--- What is needed ---
Locate all lines in the data below that hold "this" and show them.
── Data records
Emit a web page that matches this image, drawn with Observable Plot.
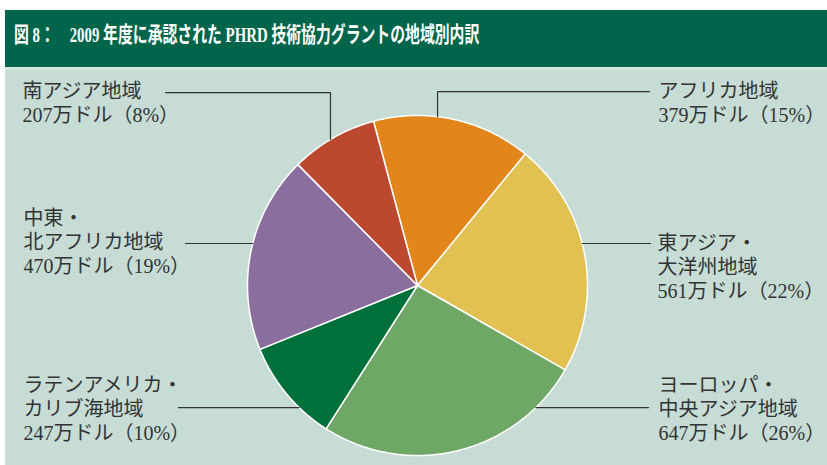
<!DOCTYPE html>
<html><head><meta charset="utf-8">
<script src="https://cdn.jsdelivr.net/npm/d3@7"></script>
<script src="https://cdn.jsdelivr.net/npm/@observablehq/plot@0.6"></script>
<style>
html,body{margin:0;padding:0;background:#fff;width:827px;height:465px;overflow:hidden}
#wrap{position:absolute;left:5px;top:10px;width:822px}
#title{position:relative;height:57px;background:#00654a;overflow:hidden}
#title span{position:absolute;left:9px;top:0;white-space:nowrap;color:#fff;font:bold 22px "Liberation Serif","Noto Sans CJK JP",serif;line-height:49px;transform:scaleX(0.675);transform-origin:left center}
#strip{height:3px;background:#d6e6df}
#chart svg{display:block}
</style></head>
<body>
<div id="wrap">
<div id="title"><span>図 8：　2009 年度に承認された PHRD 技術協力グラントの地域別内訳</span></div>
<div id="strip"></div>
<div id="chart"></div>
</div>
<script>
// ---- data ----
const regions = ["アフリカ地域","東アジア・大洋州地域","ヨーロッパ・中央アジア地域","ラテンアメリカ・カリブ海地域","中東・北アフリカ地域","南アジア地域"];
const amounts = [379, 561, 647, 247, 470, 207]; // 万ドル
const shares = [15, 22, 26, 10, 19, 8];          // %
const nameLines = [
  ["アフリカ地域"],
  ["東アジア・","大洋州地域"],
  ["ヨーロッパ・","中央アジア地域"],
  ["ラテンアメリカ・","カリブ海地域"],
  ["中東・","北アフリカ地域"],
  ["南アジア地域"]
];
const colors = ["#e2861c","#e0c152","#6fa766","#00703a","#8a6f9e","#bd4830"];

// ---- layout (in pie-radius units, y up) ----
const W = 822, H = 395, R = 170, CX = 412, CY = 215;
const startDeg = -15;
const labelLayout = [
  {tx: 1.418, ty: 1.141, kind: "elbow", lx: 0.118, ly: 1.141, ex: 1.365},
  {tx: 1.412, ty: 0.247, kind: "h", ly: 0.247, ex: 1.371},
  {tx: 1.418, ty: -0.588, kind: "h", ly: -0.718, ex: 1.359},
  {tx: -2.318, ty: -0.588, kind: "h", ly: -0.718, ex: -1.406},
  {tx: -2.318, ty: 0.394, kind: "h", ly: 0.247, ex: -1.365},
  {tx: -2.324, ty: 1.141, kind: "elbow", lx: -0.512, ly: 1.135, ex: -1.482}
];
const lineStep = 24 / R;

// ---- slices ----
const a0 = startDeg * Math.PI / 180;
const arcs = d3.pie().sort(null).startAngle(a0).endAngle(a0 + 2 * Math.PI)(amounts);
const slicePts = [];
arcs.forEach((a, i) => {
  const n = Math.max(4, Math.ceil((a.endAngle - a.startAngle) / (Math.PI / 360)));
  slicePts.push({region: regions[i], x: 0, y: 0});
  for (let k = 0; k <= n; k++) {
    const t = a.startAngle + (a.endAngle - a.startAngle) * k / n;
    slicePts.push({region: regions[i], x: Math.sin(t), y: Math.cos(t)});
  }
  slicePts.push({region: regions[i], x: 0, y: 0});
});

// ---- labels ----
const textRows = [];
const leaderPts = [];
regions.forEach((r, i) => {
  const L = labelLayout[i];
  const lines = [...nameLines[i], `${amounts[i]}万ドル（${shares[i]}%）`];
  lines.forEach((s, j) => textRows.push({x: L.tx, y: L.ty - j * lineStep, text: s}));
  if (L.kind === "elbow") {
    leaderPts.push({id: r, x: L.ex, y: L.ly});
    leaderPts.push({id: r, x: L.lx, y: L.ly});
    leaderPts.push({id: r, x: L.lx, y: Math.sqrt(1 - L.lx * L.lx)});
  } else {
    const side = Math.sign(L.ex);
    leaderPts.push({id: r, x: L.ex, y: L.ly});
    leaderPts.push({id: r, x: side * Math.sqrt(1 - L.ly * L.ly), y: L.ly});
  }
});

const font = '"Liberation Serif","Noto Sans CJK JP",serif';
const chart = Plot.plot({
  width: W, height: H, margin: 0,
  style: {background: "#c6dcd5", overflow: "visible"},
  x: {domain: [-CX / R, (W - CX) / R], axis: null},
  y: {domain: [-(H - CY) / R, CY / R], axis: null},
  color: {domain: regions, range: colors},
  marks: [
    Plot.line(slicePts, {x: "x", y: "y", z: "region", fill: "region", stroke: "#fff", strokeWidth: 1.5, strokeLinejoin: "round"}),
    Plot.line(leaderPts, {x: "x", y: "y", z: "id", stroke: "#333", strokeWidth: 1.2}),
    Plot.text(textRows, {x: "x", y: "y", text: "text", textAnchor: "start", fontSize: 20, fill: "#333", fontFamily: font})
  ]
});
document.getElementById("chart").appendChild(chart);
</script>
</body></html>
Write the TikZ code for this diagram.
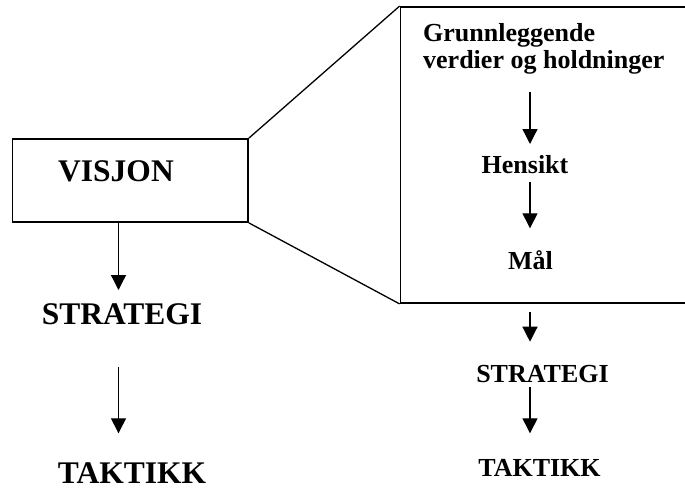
────
--- Exercise response ---
Emit a web page that matches this image, drawn with Observable Plot.
Write the TikZ code for this diagram.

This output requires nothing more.